STRINGVACUA: A Mathematica Package for Studying Vacuum Configurations in String Phenomenology
James Gray, Yang-Hui He, Anton Ilderton, André Lukas
TL;DR
STRINGVACUA provides a modular, algebraic-geometry–driven framework for analyzing vacua in string-inspired ${\cal N}=1$ supergravity by recasting extremization conditions as polynomial systems and solving them with Singular via SaturationExpand and Elimination. The workflow—model definition (CreateModel,CalcModel), vacuum-space decomposition, and automated property tests (SturmQuery, stability checks)—is demonstrated on simple and non-perturbative models, with explicit handling of parameter constraints and field-space filtering. The package also generalizes to broad polynomial problems, using DimIdeal, PrimDec, and NumRoots to study solution spaces, counts of real roots, and component structure.
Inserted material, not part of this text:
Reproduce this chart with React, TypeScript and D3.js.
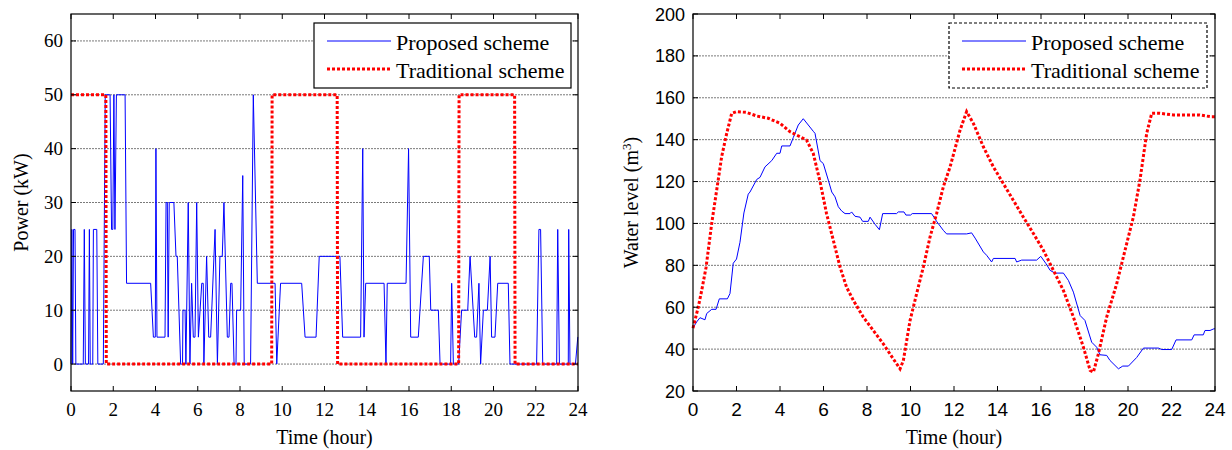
import * as d3 from "d3";
import { useEffect, useRef } from "react";

type Pt = [number, number];

// шкалы и подписи
const hourTicks = [0, 2, 4, 6, 8, 10, 12, 14, 16, 18, 20, 22, 24];
const powerTicks = [0, 10, 20, 30, 40, 50, 60];
const levelTicks = [20, 40, 60, 80, 100, 120, 140, 160, 180, 200];
const legendNames = ["Proposed scheme", "Traditional scheme"];

// мощность насоса, предлагаемая схема: [час, кВт]
const powerProposed: Pt[] = [
    [0, 0], [0.04, 25], [0.08, 0], [0.12, 25], [0.19, 25], [0.23, 0], [0.58, 0], [0.63, 25], [0.68, 0],
    [0.83, 0], [0.87, 25], [0.91, 0], [1.03, 0], [1.06, 25], [1.22, 25], [1.27, 0], [1.53, 0], [1.62, 50],
    [1.85, 50], [1.92, 25], [1.98, 25], [2.03, 50], [2.08, 25], [2.15, 50], [2.56, 50], [2.63, 15],
    [3.77, 15], [3.9, 5], [3.99, 5], [4.02, 40], [4.07, 5], [4.45, 5], [4.5, 30], [4.56, 30], [4.6, 5],
    [4.65, 30], [4.87, 30], [4.97, 20], [5.03, 20], [5.19, 0], [5.28, 0], [5.3, 10], [5.4, 10], [5.44, 0],
    [5.55, 30], [5.63, 0], [5.71, 15], [5.79, 5], [5.87, 5], [5.95, 30], [6.03, 5], [6.19, 15], [6.26, 15],
    [6.29, 0], [6.42, 20], [6.52, 5], [6.61, 5], [6.82, 25], [6.93, 0], [7.05, 20], [7.16, 20], [7.24, 30],
    [7.4, 5], [7.48, 5], [7.56, 15], [7.62, 15], [7.72, 0], [7.81, 0], [7.84, 10], [8.03, 10], [8.13, 35],
    [8.2, 0], [8.5, 0], [8.63, 50], [8.82, 15], [9.66, 15], [9.74, 0], [9.92, 15], [10.92, 15], [11.08, 5],
    [11.6, 5], [11.75, 20], [12.73, 20], [12.86, 5], [13.71, 5], [13.81, 40], [13.87, 5], [13.95, 15],
    [14.82, 15], [14.91, 0], [14.97, 15], [15.86, 15], [15.98, 40], [16.08, 5], [16.44, 5], [16.68, 20],
    [16.96, 20], [17.03, 10], [17.39, 10], [17.47, 0], [17.97, 0], [18.02, 15], [18.1, 0], [18.35, 0],
    [18.49, 10], [18.78, 10], [18.89, 20], [19.11, 5], [19.2, 5], [19.31, 15], [19.39, 0], [19.52, 10],
    [19.71, 10], [19.84, 20], [19.91, 5], [20.07, 5], [20.2, 15], [20.7, 15], [20.78, 0], [22.04, 0],
    [22.15, 25], [22.23, 25], [22.33, 0], [22.99, 0], [23.04, 25], [23.12, 0], [23.54, 0], [23.56, 25],
    [23.62, 0], [23.88, 0], [23.99, 5], [24, 5]
];

// мощность, традиционная схема
const powerTraditional: Pt[] = [
    [0, 50], [1.65, 50], [1.67, 0], [9.5, 0], [9.52, 50], [12.6, 50], [12.62, 0],
    [18.35, 0], [18.37, 50], [21.0, 50], [21.02, 0], [24, 0]
];

// уровень воды, предлагаемая схема: [час, м3]
const levelProposed: Pt[] = [
    [0, 50], [0.05, 51], [0.17, 53], [0.32, 55], [0.55, 54], [0.63, 57], [0.86, 59], [1.06, 59], [1.21, 64],
    [1.58, 64], [1.7, 66.5], [1.85, 81], [2.0, 83], [2.16, 91], [2.34, 105], [2.54, 114], [2.62, 115],
    [2.93, 121], [3.08, 122], [3.31, 127], [3.62, 130], [3.85, 133.5], [4.0, 133.5], [4.08, 137], [4.46, 137],
    [4.61, 141], [4.84, 147], [5.07, 150], [5.3, 147], [5.53, 144], [5.61, 143], [5.84, 130], [5.99, 128.6],
    [6.22, 120.7], [6.38, 115], [6.53, 112.7], [6.68, 108], [6.83, 106], [6.99, 104.7], [7.22, 104.7],
    [7.29, 105.5], [7.45, 103.4], [7.68, 103], [7.8, 101], [8.06, 101], [8.14, 103], [8.37, 99.6], [8.57, 97],
    [8.72, 104.7], [9.36, 104.7], [9.44, 105.5], [9.7, 105.5], [9.79, 104], [10.0, 104], [10.08, 104.7],
    [10.97, 104.7], [11.2, 101], [11.51, 96.7], [11.66, 95], [12.58, 95], [12.81, 95.5], [12.97, 93],
    [13.35, 86.4], [13.5, 84.8], [13.73, 81.6], [13.81, 83.3], [14.81, 83.3], [14.88, 81.6], [15.11, 82.5],
    [15.8, 82.5], [15.99, 84.3], [16.23, 80.8], [16.42, 77.6], [16.64, 76.3], [17.03, 76.3], [17.26, 72.8],
    [17.49, 67.2], [17.8, 56], [18.02, 53.7], [18.33, 43.3], [18.56, 40.9], [18.71, 37.3], [19.02, 37],
    [19.17, 34.6], [19.56, 30.6], [19.76, 31.9], [20.02, 31.9], [20.4, 36], [20.71, 40.5], [21.4, 40.5],
    [21.55, 39.8], [22.01, 39.8], [22.21, 44.4], [22.93, 44.4], [23.04, 46.8], [23.46, 46.8], [23.54, 48.9],
    [23.77, 48.9], [23.95, 49.7], [24, 49.7]
];

// уровень воды, традиционная схема
const levelTraditional: Pt[] = [
    [0, 50], [0.24, 60], [0.4, 68], [0.6, 79], [0.86, 100], [1.09, 116], [1.32, 132], [1.55, 143],
    [1.78, 152.6], [2.0, 153.4], [2.47, 153], [2.93, 151.3], [3.46, 150.2], [4.0, 147.8], [4.46, 143.8],
    [4.92, 141.4], [5.22, 139.8], [5.53, 133.4], [5.84, 120], [6.14, 104.7], [6.45, 92], [6.76, 79.2],
    [7.06, 69.6], [7.37, 63.3], [7.83, 55.3], [8.29, 48.9], [8.75, 42.5], [9.21, 35.3], [9.52, 30.6],
    [9.67, 34.5], [9.98, 53.7], [10.28, 66.4], [10.59, 79.2], [10.9, 93.6], [11.2, 104.7], [11.51, 117.5],
    [11.82, 127], [12.28, 144.6], [12.58, 153.4], [12.89, 147.8], [13.35, 136.6], [13.81, 127], [14.27, 119],
    [14.73, 111], [15.19, 103], [15.65, 95.2], [16.11, 87.2], [16.57, 77.6], [17.03, 68], [17.49, 55.3],
    [17.95, 40.9], [18.26, 29.8], [18.41, 29], [18.64, 37.8], [19.02, 55.3], [19.48, 71.2], [19.94, 90.4],
    [20.25, 103.2], [20.55, 120.7], [20.86, 143], [21.09, 152.6], [21.47, 152.6], [22.09, 151.8],
    [23.3, 151.8], [23.77, 151], [24, 151]
];

const SERIF = "'Liberation Serif', 'Times New Roman', serif";
const SANS = "'Liberation Sans', Arial, sans-serif";

const drawPanel = (svg: any, o: any) => {
    const x = d3.scaleLinear().domain([0, 24]).range([o.left, o.right]);
    const y = d3.scaleLinear().domain(o.yDomain).range([o.bottom, o.top]);
    const g = svg.append("g");
    const tk = 5;

    // сетка по оси Y
    g.selectAll(".grid").data(o.yTicks.filter((v: number) => v > o.yDomain[0] && v < o.yDomain[1]))
        .enter().append("line")
        .attr("x1", o.left).attr("x2", o.right)
        .attr("y1", (d: number) => y(d)).attr("y2", (d: number) => y(d))
        .attr("stroke", "#7a7a7a").attr("stroke-width", 1)
        .attr("stroke-dasharray", "2 1");

    // графики
    const line = d3.line<Pt>().x(d => x(d[0])).y(d => y(d[1]));
    g.append("path").attr("d", line(o.proposed))
        .attr("fill", "none").attr("stroke", "#0000ff").attr("stroke-width", 1);
    g.append("path").attr("d", line(o.traditional))
        .attr("fill", "none").attr("stroke", "#ff0000").attr("stroke-width", 3)
        .attr("stroke-dasharray", "3 2");

    // рамка
    g.append("rect").attr("x", o.left).attr("y", o.top)
        .attr("width", o.right - o.left).attr("height", o.bottom - o.top)
        .attr("fill", "none").attr("stroke", "#000").attr("stroke-width", 1.2);

    // засечки внутрь со всех сторон
    hourTicks.forEach(h => {
        g.append("line").attr("x1", x(h)).attr("x2", x(h)).attr("y1", o.bottom).attr("y2", o.bottom - tk).attr("stroke", "#000");
        g.append("line").attr("x1", x(h)).attr("x2", x(h)).attr("y1", o.top).attr("y2", o.top + tk).attr("stroke", "#000");
        g.append("text").attr("x", x(h)).attr("y", 416)
            .attr("text-anchor", "middle").attr("font-family", o.tickFont).attr("font-size", o.xTickSize)
            .text(h);
    });
    o.yTicks.forEach((v: number) => {
        g.append("line").attr("x1", o.left).attr("x2", o.left + tk).attr("y1", y(v)).attr("y2", y(v)).attr("stroke", "#000");
        g.append("line").attr("x1", o.right).attr("x2", o.right - tk).attr("y1", y(v)).attr("y2", y(v)).attr("stroke", "#000");
        g.append("text").attr("x", o.left - 8).attr("y", y(v) + 6.5)
            .attr("text-anchor", "end").attr("font-family", o.tickFont).attr("font-size", o.yTickSize)
            .text(v);
    });

    // подписи осей
    g.append("text").attr("x", (o.left + o.right) / 2).attr("y", 444)
        .attr("text-anchor", "middle").attr("font-family", SERIF).attr("font-size", 20)
        .text("Time (hour)");
    const yl = g.append("text")
        .attr("transform", `translate(${o.yLabelX}, ${(o.top + o.bottom) / 2}) rotate(-90)`)
        .attr("text-anchor", "middle").attr("font-family", SERIF).attr("font-size", 20);
    if (o.cubic) {
        yl.append("tspan").text("Water level (m");
        yl.append("tspan").attr("dy", -7).attr("font-size", 13).text("3");
        yl.append("tspan").attr("dy", 7).text(")");
    } else {
        yl.text(o.yLabel);
    }

    // легенда
    const L = o.legend;
    g.append("rect").attr("x", L.x).attr("y", L.y).attr("width", L.w).attr("height", L.h)
        .attr("fill", "#fff").attr("stroke", "#000").attr("stroke-width", 1.2)
        .attr("stroke-dasharray", L.dashed ? "3 2" : null);
    g.append("line").attr("x1", L.x + 13).attr("x2", L.x + 77).attr("y1", L.y + 18).attr("y2", L.y + 18)
        .attr("stroke", "#0000ff").attr("stroke-width", 1);
    g.append("line").attr("x1", L.x + 13).attr("x2", L.x + 77).attr("y1", L.y + 46).attr("y2", L.y + 46)
        .attr("stroke", "#ff0000").attr("stroke-width", 3).attr("stroke-dasharray", "3 2");
    legendNames.forEach((name, i) => {
        g.append("text").attr("x", L.x + 82).attr("y", L.y + 27 + i * 28)
            .attr("font-family", SERIF).attr("font-size", 22).text(name);
    });
};

const App = () => {
    const chartRef = useRef<SVGSVGElement>(null);

    useEffect(() => {
        const svg = d3.select(chartRef.current);
        svg.selectAll("*").remove();

        drawPanel(svg, {
            left: 71, right: 578, top: 14, bottom: 391,
            yDomain: [-5, 65], yTicks: powerTicks,
            proposed: powerProposed, traditional: powerTraditional,
            tickFont: SERIF, xTickSize: 19, yTickSize: 19,
            yLabel: "Power (kW)", yLabelX: 28,
            legend: { x: 314, y: 23, w: 257, h: 65, dashed: false }
        });
        drawPanel(svg, {
            left: 693, right: 1215, top: 14, bottom: 391,
            yDomain: [20, 200], yTicks: levelTicks,
            proposed: levelProposed, traditional: levelTraditional,
            tickFont: SANS, xTickSize: 19, yTickSize: 18,
            yLabel: "Water level (m3)", cubic: true, yLabelX: 638,
            legend: { x: 949, y: 23, w: 258, h: 65, dashed: true }
        });
    }, []);

    return (
        <svg ref={chartRef} width={1232} height={450}
            style={{ position: "absolute", left: 0, top: 0, background: "#fff" }}></svg>
    );
};

export default App;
Overall, STRINGVACUA offers a practical, extensible tool for exact vacuum analysis in string phenomenology and related polynomial computation tasks, enabling fast, exact insights that were previously hard to obtain.
Abstract
We give a simple tutorial introduction to the Mathematica package STRINGVACUA, which is designed to find vacua of string-derived or inspired four-dimensional N=1 supergravities. The package uses powerful algebro-geometric methods, as implemented in the free computer algebra system Singular, but requires no knowledge of the mathematics upon which it is based. A series of easy-to-use Mathematica modules are provided which can be used both in string theory and in more general applications requiring fast polynomial computations. The use of these modules is illustrated throughout with simple examples.